EM JAY pointed out to me on Facebook that Warren may not WANT the permanent job. I found this on a Huffington Post article last September:
"Elizabeth Warren made it clear to the White House while it was debating her nomination to the Consumer Financial Protection Bureau that she was not interested in a five-year term to run the agency. Barney Frank, a Warren ally, delivered that message to the White House, he told HuffPost in an interview Thursday.
"She always said she didn't want to be there as a permanent director. Some of the liberals are worried about it. It's almost an insult to Elizabeth. She wouldn't take this if there was the slightest impediment to her doing the job," he said.
An administration official said that Warren will be officially named on Friday as an "assistant to the president," the same title that Chief of Staff Rahm Emanuel and other top officials hold, as well as a special adviser to the Treasury, overseeing the establishment of the CFPB.
There were extensive and nuanced discussions with the White House, said a source familiar with them, and the interim nomination emerged as her favored choice, as Frank says, but she has still not foreclosed the option of a full nomination or told the administration that she would flatly refuse one."
She is also be wooed to run against Brown in my state of MA. Think I'd like to have her as a Senator? You bet.

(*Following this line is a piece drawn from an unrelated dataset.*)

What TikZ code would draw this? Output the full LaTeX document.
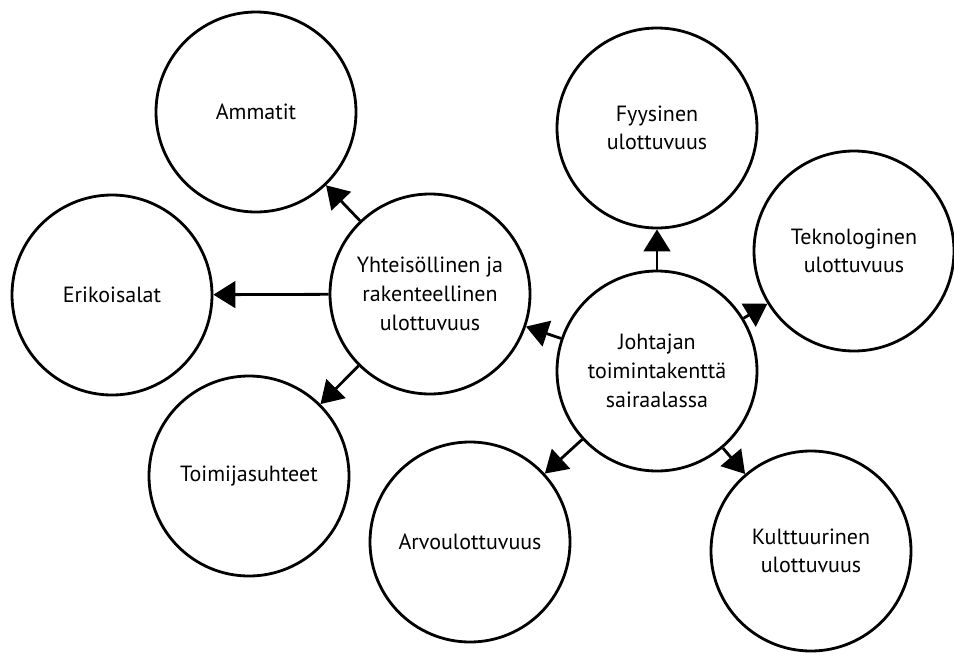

I am sure we will hear from her on what she thinks is best at some point and I will go with her. I just think that while they've got her -- if she agrees -- they should nominate her and put those fools on record as a NO!
But she may not want to play with them as I'd like to. Another LOL here.
I just made a hefty donation to Adam Green's Progressive Change Campaign Committee (PCCC). I've seen him numerous times on MSNBC, and I like his message.
Its time we get a REAL progressive for the POTUS.
As long as the right keeps screaming about what a socialist Obama is, I say we show them what a REAL progressive looks like.
I'd love to see Bernie Sanders challenge Obama in a primary.